OPINION: Can't pay rent? Try a rent strike


The COVID-19 crisis is more than a biological pandemic. It is an economic emergency that affects everyone in the world. More than 16 million Americans have filed for unemployment in the past three weeks — the largest numbers ever seen in the U.S. in such a short timespan. 

As millions of people lose their regular income, making rent payments and other necessities may be out of reach. To help themselves, many people must look to direct action and organize rent strikes. Many tenants around the country are organizing rent strikes, or collective agreements among tenants to refuse to pay rent for the duration of this crisis.

Other governments around the world have taken helpful steps to protect their people from homelessness and poverty.

France has suspended mortgage payments, and Spain is moving toward a permanent system of universal basic income. But since our leaders in Washington, D.C. and the corporations they serve are more concerned with the well-being of large corporations than the wellness of average individuals, nothing like that is in America's future. For the most part, we are on our own.

The only assistance our government has offered is more a gift to the ultra rich than anything else. America’s largest corporations are on track to receive around $6 trillion in bailout money, according to director of Trump’s United States Economic Council Larry Kudlow. Meanwhile the COVID-19 stimulus package gives average Americans, with the exception of dependents over the age of 16, a mere $1,200 — worth just over a month’s wages at the federal minimum rate. This sum is already too small for most families during a non-crisis month, and this crisis is certainly going to last longer than that.

Bloomington has some of the highest housing prices in the state of Indiana, and members of our community will be in an especially precarious position because of the COVID-19 crisis. Landlords have very little to offer their tenants in the realm of assistance. My own landlord, CS Property Management, has complied with the ban on late fees but offered nothing else. Bills are still due, and no legislation has changed that. These mounting expenses will surely send many who have lost their stream of income into debt. 

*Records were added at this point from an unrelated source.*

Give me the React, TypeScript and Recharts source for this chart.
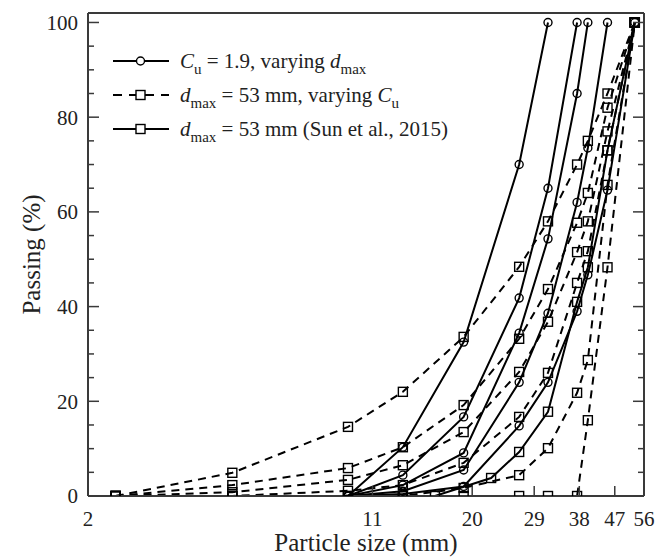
import React from 'react'
import { ComposedChart, Line, XAxis, YAxis } from 'recharts'

const FONT = '"Liberation Serif", Tinos, "Nimbus Roman", "DejaVu Serif", "Noto Serif", serif'
const INK = '#222'
const FRAME = '#3a3a3a'

// sieve sizes (mm)
const sizesCu = [9.5, 13.2, 19, 26.5, 31.5, 37.5, 40, 45, 53]
const sizesCuVar = [2.36, 4.75, 9.5, 13.2, 19, 26.5, 31.5, 37.5, 40, 45, 53]
const sizesSun = [16, 22.4, 26.5, 31.5, 37.5, 40, 45, 53]

// Cu = 1.9, varying dmax (passing %)
const passDmax31 = [0, 10.3, 32.5, 70, 100]
const passDmax37 = [0, 4.4, 16.7, 41.8, 65, 100]
const passDmax40 = [0, 2.3, 9.1, 34.4, 54.3, 85, 100]
const passDmax45 = [0, 1, 5.5, 24, 38.6, 62, 73.5, 100]
const passDmax53 = [0, 0.4, 2, 14.8, 24, 39, 46.7, 64.6, 100]

// dmax = 53 mm, varying Cu
const passCu1 = [0, 4.9, 14.6, 22, 33.6, 48.4, 58, 70, 75, 85, 100]
const passCu2 = [0, 2.3, 5.9, 10.3, 19.2, 33.2, 43.7, 57.7, 64, 82, 100]
const passCu3 = [0, 0.8, 3.4, 6.5, 13.5, 26.2, 36.8, 51.5, 58, 77, 100]
const passCu4 = [0, 0, 1.1, 2.3, 7, 16.7, 26, 45, 51.7, 73, 100]
const passCu5 = [0, 0, 0, 0, 1.7, 4.4, 10.1, 21.8, 28.7, 65.7, 100]
const passCu6 = [0, 0, 0, 0, 0, 0, 0, 0, 16, 48.3, 100]

// Sun et al. (2015)
const passSun = [0, 3.8, 9.3, 17.8, 41, 48.3, 73, 100]

const xTicks = [2, 11, 20, 29, 38, 47, 56]
const yTicks = [0, 5, 10, 15, 20, 25, 30, 35, 40, 45, 50, 55, 60, 65, 70, 75, 80, 85, 90, 95, 100]

const toRows = (sizes: number[], pass: number[]) => pass.map((p, i) => ({ d: sizes[i], p }))

const circleCurves = [passDmax31, passDmax37, passDmax40, passDmax45, passDmax53].map(p => toRows(sizesCu, p))
const dashedCurves = [passCu1, passCu2, passCu3, passCu4, passCu5, passCu6].map(p => toRows(sizesCuVar, p))
const sunCurve = toRows(sizesSun, passSun)

const Square = (props: any) => {
    const { cx, cy, index } = props
    if (cx == null || cy == null) return <g key={index} />
    return <rect key={index} x={cx - 4.5} y={cy - 4.5} width={9} height={9} fill="none" stroke="#000" strokeWidth={1.4} />
}

const circleDot = { r: 4, fill: 'none', stroke: '#000', strokeWidth: 1.4 }

const isMajor = (v: number) => v % 20 === 0

// left axis: labels + inward ticks
const LeftTick = (props: any) => {
    const { x, y, payload } = props
    const v = payload.value
    const edge = x + 10
    return (
        <g>
            <line x1={edge} x2={edge + (isMajor(v) ? 11 : 6)} y1={y} y2={y} stroke={FRAME} strokeWidth={1.5} />
            {isMajor(v) && (
                <text x={x} y={y} dy="0.35em" textAnchor="end" fontFamily={FONT} fontSize={21} fill={INK}>{v}</text>
            )}
        </g>
    )
}

const RightTick = (props: any) => {
    const { x, y, payload } = props
    const v = payload.value
    return <line x1={x} x2={x - (isMajor(v) ? 11 : 6)} y1={y} y2={y} stroke={FRAME} strokeWidth={1.5} />
}

const BottomTick = (props: any) => {
    const { x, y, payload } = props
    const edge = y - 15
    return (
        <g>
            <line x1={x} x2={x} y1={edge} y2={edge - 10} stroke={FRAME} strokeWidth={1.5} />
            <text x={x} y={y} dy="0.71em" textAnchor="middle" fontFamily={FONT} fontSize={21} fill={INK}>{payload.value}</text>
        </g>
    )
}

const TopTick = (props: any) => {
    const { x, y } = props
    return <line x1={x} x2={x} y1={y} y2={y + 10} stroke={FRAME} strokeWidth={1.5} />
}

const frameLine = { stroke: FRAME, strokeWidth: 2 }

function LegendRow(props: { dashed?: boolean, square?: boolean, children: any }) {
    return (
        <div style={{ display: 'flex', alignItems: 'center', height: 34 }}>
            <svg width={58} height={20} style={{ marginRight: 10 }}>
                <line x1={1} x2={57} y1={10} y2={10} stroke="#000" strokeWidth={2}
                    strokeDasharray={props.dashed ? '9 7' : undefined} />
                {props.square
                    ? <rect x={24} y={5.5} width={9} height={9} fill="#fff" stroke="#000" strokeWidth={1.4} />
                    : <circle cx={28.5} cy={10} r={4} fill="#fff" stroke="#000" strokeWidth={1.4} />}
            </svg>
            <span style={{ whiteSpace: 'nowrap' }}>{props.children}</span>
        </div>
    )
}

const Sub = (props: { children: any }) => (
    <span style={{ fontSize: 15, position: 'relative', top: 6 }}>{props.children}</span>
)

export default function App() {
    return (
        <div style={{ position: 'absolute', left: 0, top: 0, width: 665, height: 559, background: '#fff' }}>
            <ComposedChart width={665} height={559} margin={{ top: 13, right: 21, bottom: 3, left: 28 }}>
                <XAxis xAxisId="x" dataKey="d" type="number" scale="log" domain={[2, 56]} allowDataOverflow
                    ticks={xTicks} interval={0} tickLine={false} tickSize={6} tickMargin={9} height={60}
                    axisLine={frameLine} tick={BottomTick}
                    label={{ value: 'Particle size (mm)', position: 'insideBottom', offset: 5,
                        style: { fontFamily: FONT, fontSize: 25, fill: INK } }} />
                <XAxis xAxisId="top" orientation="top" mirror type="number" scale="log" domain={[2, 56]}
                    allowDataOverflow ticks={xTicks} interval={0} tickLine={false} tickSize={0} tickMargin={0}
                    axisLine={frameLine} tick={TopTick} />
                <YAxis yAxisId="y" type="number" domain={[0, 102]} allowDataOverflow ticks={yTicks} interval={0}
                    tickLine={false} tickSize={6} tickMargin={4} width={60} axisLine={frameLine} tick={LeftTick}
                    label={{ value: 'Passing (%)', angle: -90, position: 'insideLeft', offset: 3,
                        style: { fontFamily: FONT, fontSize: 25, fill: INK, textAnchor: 'middle' } }} />
                <YAxis yAxisId="right" orientation="right" mirror type="number" domain={[0, 102]} allowDataOverflow
                    ticks={yTicks} interval={0} tickLine={false} tickSize={0} tickMargin={0}
                    axisLine={frameLine} tick={RightTick} />

                {circleCurves.map((rows, i) => (
                    <Line key={`c${i}`} xAxisId="x" yAxisId="y" data={rows} dataKey="p" type="linear"
                        stroke="#000" strokeWidth={2} dot={circleDot} activeDot={false} isAnimationActive={false} />
                ))}
                {dashedCurves.map((rows, i) => (
                    <Line key={`s${i}`} xAxisId="x" yAxisId="y" data={rows} dataKey="p" type="linear"
                        stroke="#000" strokeWidth={2} strokeDasharray="8 6" dot={Square} activeDot={false}
                        isAnimationActive={false} />
                ))}
                <Line xAxisId="x" yAxisId="y" data={sunCurve} dataKey="p" type="linear"
                    stroke="#000" strokeWidth={2} dot={Square} activeDot={false} isAnimationActive={false} />
            </ComposedChart>

            <div style={{ position: 'absolute', left: 112, top: 44, fontFamily: FONT, fontSize: 21, color: INK }}>
                <LegendRow><i>C</i><Sub>u</Sub> = 1.9, varying <i>d</i><Sub>max</Sub></LegendRow>
                <LegendRow dashed square><i>d</i><Sub>max</Sub> = 53 mm, varying <i>C</i><Sub>u</Sub></LegendRow>
                <LegendRow square><i>d</i><Sub>max</Sub> = 53 mm (Sun et al., 2015)</LegendRow>
            </div>
        </div>
    )
}
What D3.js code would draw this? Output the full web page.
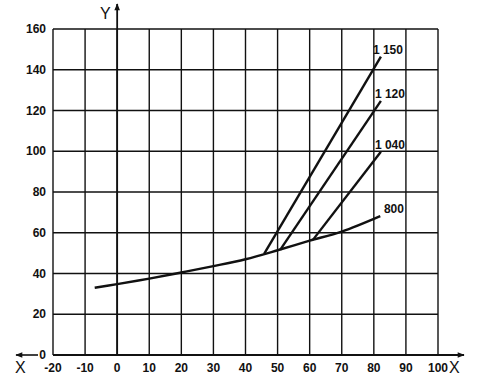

Direct action could be the only option for Bloomington renters. As the Indiana Daily Student reported Monday, housing advocates in Bloomington have begun organizing tenants of Hunter Properties to form a tenants union.

Many of the dangers associated with rent strikes don’t apply during the crisis. Evictions have been temporarily halted in Indiana, so there is little risk of being thrown out right now. A wide base of support could potentially deter landlords from taking legal action after the moratorium is lifted. 

The first step to organizing is communication. Renters will need to contact their fellow tenants to discuss their situation and determine if a rent strike is the best course of action. Once collective demands are determined, the tenants should then contact the landlord. Any requests brought to a landlord will have much more force when brought by a collective rather than an individual.

The Hunter Properties organizers devised a list of demands that include among other things, waiving the rent for students, hourly workers and any others who can not afford to pay rent during the crisis, committing to halt evictions for nonpayment for the year and opening vacant units to those who have lost housing during the emergency.

This is a model that would be an excellent place to start for potential organizers around town. Bloomington organizers have created a sample petition for anyone to customize and distribute.

Contact your fellow tenants, figure out what your specific needs are and adapt. You shouldn’t be forced to choose between buying the things you need and throwing money at property owners. Taking things into our own hands is our best bet to make it through the crisis. When our leaders abandon us, the only people who can take care of us is us. The networks we build during crises will persist beyond and lay the groundwork for a better, more humane future.